Cross-Modal Fusion and Attention Mechanism for Weakly Supervised Video Anomaly Detection
Ayush Ghadiya, Purbayan Kar, Vishal Chudasama, Pankaj Wasnik
TL;DR
The paper addresses WS-VAD for violence and nudity by jointly modeling audio and visual cues. It introduces a Cross-modal Fusion Adapter CFA to adaptively fuse modalities and a Hyperbolic Lorentzian Graph Attention HLGAtt to learn hierarchical distinctions between normal and abnormal representations within hyperbolic space, trained with a MIL objective. Empirically, the approach achieves state-of-the-art results on XD-Violence (AP $=86.34\%$) and NPDI Nudity (AP $=99.45\%$), with ablations confirming the value of CFA and HLGAtt components and the prefix-tuning design. The work advances robust, low-label WS-VAD for complex real-world content moderation by improving modality balance handling and discriminative feature separation.
Abstract
Recently, weakly supervised video anomaly detection (WS-VAD) has emerged as a contemporary research direction to identify anomaly events like violence and nudity in videos using only video-level labels. However, this task has substantial challenges, including addressing imbalanced modality information and consistently distinguishing between normal and abnormal features.
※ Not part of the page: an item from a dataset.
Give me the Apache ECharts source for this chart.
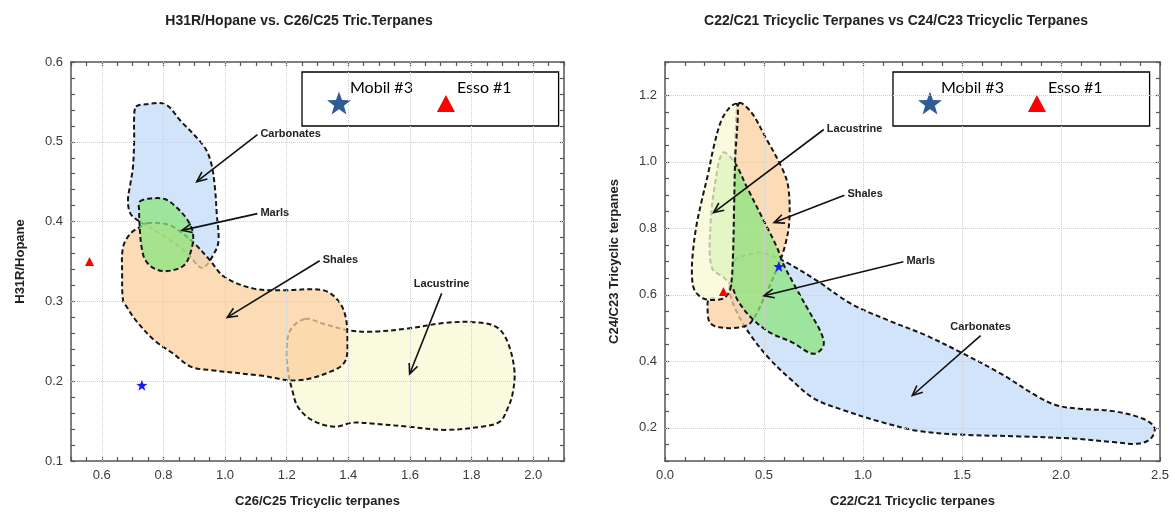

In this paper, we address these challenges and propose a multi-modal WS-VAD framework to accurately detect anomalies such as violence and nudity. Within the proposed framework, we introduce a new fusion mechanism known as the Cross-modal Fusion Adapter (CFA), which dynamically selects and enhances highly relevant audio-visual features in relation to the visual modality. Additionally, we introduce a Hyperbolic Lorentzian Graph Attention (HLGAtt) to effectively capture the hierarchical relationships between normal and abnormal representations, thereby enhancing feature separation accuracy. Through extensive experiments, we demonstrate that the proposed model achieves state-of-the-art results on benchmark datasets of violence and nudity detection.